The quality of these studies, especially the early ones, has sometimes risen (or sunk) to the level of junk science. For example, some of the first ones, conducted in the 1980s, analyzed samples of marijuana bales that had been seized in the 1970s and had been sitting in a hallway degrading for years before their THC content was measured. Lo and behold, the average strength of the THC from 1970s’ dope tested in the 1980s was as low as 0.4 percent, which made the 4.0 percent THC content of samples seized in the early ’80s look like a ten-fold increase.

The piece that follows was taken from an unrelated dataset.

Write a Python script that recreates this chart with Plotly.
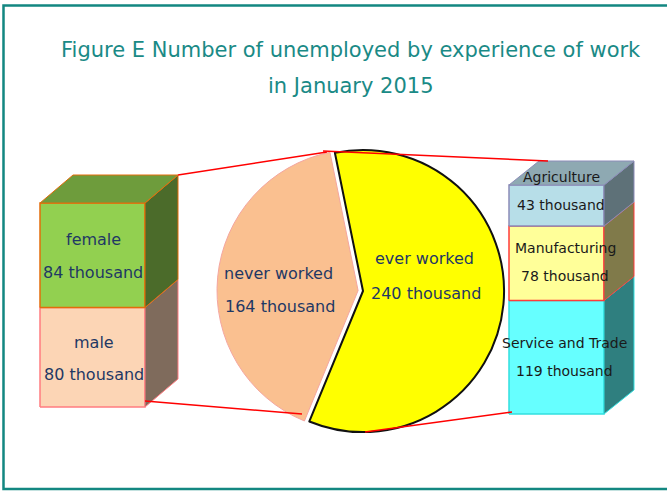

However, the latest study differs from those in the past in one important respect. Its main premise — that today’s marijuana is a lot stronger than the marijuana of 20 years ago — is self-evidently true, regardless of the quality of the study.

It was hardly necessary to analyze 38,600 samples of pot to establish this. Just guessing here, but chances are the average strength of the pot currently sold at recreational dispensaries in Boulder County is closer to 20 percent than 12 percent.

(The study’s assertion that the average THC content of 1990s’ pot was 4 percent strikes me as bogus. There was always plenty of high strength marijuana available in the 1990s, and the 1980s as well. It was sometimes called Lawyers’ dope. It may be that the DEA just didn’t seize much of it, for some reason.)

The real question when dealing with the “this is not your father’s pot” trope is not whether 2016 pot is stronger than 1996 pot or 1986 pot or 1976 pot or 1960s pot.

The real question is “so what?”

The fact that some pot has a, say, 9 percent THC content and some has a 25 percent THC content is no different than the fact that some booze has a 5 percent alcohol content (we call it “beer”), some has a 15 percent alcohol content (it’s called “wine”) and some has a 40 percent alcohol content, (aka Scotch). Most drinkers — usually as a result of a few embarrassing experiences early on — figure out that the three have to be consumed differently.

It is the same with marijuana users.

Indeed, the only people who seem to have trouble with the concept are newspaper reporters who keep falling for the This-Is-Not-Your-Father’s-Pot canard.